Après la Thaïlande, c'est au tour du Brésil de casser un brevet de la compagnie pharmaceutique Merck afin d'avoir recours à une version générique moins dispendieuse pour un médicament antisida.
Le président Luiz Inacio Lula da Silva a décrété, pour la première fois, la "licence obligatoire" d'un médicament.
La mesure suspend l'exclusivité du brevet du laboratoire Merck sur l'efavirenz, un médicament pour le sida utilisé par 75 000 malades, et autorise l'importation d'une version générique meilleure marché.
"Cette décision vaut pour ce médicament, et d'autres si nécessaires, car, entre le commerce et la santé, nous choisissons la santé", a averti le président Lula.

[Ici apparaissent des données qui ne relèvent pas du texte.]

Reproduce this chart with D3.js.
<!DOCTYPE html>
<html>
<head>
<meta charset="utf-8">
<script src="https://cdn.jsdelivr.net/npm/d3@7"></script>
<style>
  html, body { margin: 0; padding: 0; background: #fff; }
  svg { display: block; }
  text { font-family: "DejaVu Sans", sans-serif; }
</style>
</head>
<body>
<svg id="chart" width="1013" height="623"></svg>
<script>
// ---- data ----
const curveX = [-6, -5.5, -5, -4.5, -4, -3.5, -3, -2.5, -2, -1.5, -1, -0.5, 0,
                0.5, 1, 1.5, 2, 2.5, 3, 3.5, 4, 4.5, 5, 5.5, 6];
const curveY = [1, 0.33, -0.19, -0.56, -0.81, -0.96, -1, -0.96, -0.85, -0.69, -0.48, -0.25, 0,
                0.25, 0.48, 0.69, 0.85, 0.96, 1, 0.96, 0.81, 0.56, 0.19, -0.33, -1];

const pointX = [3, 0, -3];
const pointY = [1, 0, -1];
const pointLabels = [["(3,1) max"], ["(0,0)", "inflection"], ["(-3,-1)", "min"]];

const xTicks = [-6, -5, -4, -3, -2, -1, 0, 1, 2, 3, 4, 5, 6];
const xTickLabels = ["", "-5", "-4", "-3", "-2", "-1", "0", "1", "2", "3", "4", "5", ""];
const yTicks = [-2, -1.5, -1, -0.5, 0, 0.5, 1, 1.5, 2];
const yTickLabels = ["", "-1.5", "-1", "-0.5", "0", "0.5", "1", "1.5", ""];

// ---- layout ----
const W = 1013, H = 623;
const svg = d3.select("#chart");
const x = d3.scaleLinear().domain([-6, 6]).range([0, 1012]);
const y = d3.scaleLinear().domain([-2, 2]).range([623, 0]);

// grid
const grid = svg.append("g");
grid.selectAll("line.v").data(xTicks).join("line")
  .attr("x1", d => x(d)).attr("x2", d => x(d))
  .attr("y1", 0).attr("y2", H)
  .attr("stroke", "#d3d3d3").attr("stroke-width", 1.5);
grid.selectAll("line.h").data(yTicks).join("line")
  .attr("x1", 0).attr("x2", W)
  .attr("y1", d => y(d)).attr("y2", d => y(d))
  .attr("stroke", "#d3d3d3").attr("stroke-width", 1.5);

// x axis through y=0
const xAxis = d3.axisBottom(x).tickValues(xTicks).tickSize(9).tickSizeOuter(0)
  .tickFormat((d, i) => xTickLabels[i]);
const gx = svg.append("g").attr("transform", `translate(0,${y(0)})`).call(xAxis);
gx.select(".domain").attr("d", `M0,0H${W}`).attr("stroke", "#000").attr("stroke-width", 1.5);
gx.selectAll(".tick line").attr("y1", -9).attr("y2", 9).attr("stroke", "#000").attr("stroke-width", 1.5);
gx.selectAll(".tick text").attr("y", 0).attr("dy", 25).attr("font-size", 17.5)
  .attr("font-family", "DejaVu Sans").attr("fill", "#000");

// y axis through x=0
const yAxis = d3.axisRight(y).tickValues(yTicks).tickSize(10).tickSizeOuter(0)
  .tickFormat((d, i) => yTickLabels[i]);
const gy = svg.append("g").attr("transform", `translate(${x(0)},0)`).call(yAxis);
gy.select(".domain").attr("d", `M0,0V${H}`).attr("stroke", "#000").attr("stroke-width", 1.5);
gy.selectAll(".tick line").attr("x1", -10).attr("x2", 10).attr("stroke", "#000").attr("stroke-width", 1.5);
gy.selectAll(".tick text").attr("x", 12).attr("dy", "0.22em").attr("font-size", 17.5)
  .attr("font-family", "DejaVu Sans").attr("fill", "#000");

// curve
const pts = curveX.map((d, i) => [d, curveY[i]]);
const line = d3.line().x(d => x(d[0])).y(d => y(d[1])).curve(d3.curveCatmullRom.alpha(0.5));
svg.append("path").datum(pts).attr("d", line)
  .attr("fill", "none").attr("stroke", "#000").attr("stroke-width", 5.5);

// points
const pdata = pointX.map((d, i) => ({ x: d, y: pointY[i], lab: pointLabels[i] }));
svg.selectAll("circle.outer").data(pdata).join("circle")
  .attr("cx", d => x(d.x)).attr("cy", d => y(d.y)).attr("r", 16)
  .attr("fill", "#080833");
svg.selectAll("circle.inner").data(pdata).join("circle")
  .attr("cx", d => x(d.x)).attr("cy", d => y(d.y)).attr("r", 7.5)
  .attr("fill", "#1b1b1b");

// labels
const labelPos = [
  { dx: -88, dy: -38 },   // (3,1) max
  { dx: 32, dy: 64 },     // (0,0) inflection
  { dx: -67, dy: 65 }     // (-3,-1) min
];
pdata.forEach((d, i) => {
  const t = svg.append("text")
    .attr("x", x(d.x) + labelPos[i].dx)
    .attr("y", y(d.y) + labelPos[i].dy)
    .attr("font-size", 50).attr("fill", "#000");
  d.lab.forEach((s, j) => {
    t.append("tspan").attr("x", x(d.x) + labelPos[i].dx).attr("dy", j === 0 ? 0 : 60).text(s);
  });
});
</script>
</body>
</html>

La décision est conforme aux accords internationaux sur les brevets, depuis la réunion de l'Organisation mondiale (OMC) du commerce à Doha, en 2002.
Les organisations non gouvernementales (ONG) liées au domaine médical ont applaudi la décision du gouvernement et elles espèrent que le Brésil servira d'exemple à ses voisins sud-américains. "Depuis que les licences obligatoires sont autorisées par l'OMC, peu de pays pauvres y ont recours, par peur de représailles", affirme Michel Lotrowska, représentant local de Médecins sans frontières (MSF).
Le gouvernement brésilien réclamait une forte réduction au fabricant, qui leur fournissait la dose de 600 mg d'efavirenz à 1,59 dollar, alors que cette même dose est vendue 0,65 dollar à la Thaïlande. Merck a proposé des baisses qui sont passées de 2 % à 30 %, mais elles ont été jugées insuffisantes.
Une version générique, reconnue par l'Organisation mondiale de la santé, sera achetée de Inde 70 % moins cher. L'économie sera de 30 millions de dollars (22 millions d'euros) par an. Le Brésil versera à Merck, au titre du brevet, 1,5 % de ses dépenses en générique.
"Cette somme est trop faible pour compenser nos gros investissements de recherche", a commenté la direction brésilienne de Merck.
Le Brésil, qui assure la gratuité du traitement à 200 000 malades du sida, se bat depuis des années avec les laboratoires étrangers pour obtenir des tarifs qui tiennent compte de ses moyens de pays en voie de développement.
En 2001, le laboratoire Roche avait accepté de baisser de 40 % le prix du Nelfavir et en 2005 Abott a réduit le prix du Kaletra.
Plusieurs pays du monde ont adopté des lois pour contourner les brevets. Dans certains cas, un gouvernement peut édicter une «licence obligatoire» forçant une entreprise à en laisser d'autres utiliser son invention, contre rémunération. Les règles internationales de l'Organisation mondiale du commerce ont entériné ce fait.
L'Italie qui a aussi émis récemment deux licences obligatoires contre Merck a accusé le fabriquant de pratiques anticoncurrentielles, et ce sont les autorités antitrust qui ont imposé cette mesure.
Dans d'autres cas, la santé publique ou la sécurité nationale sont invoquées.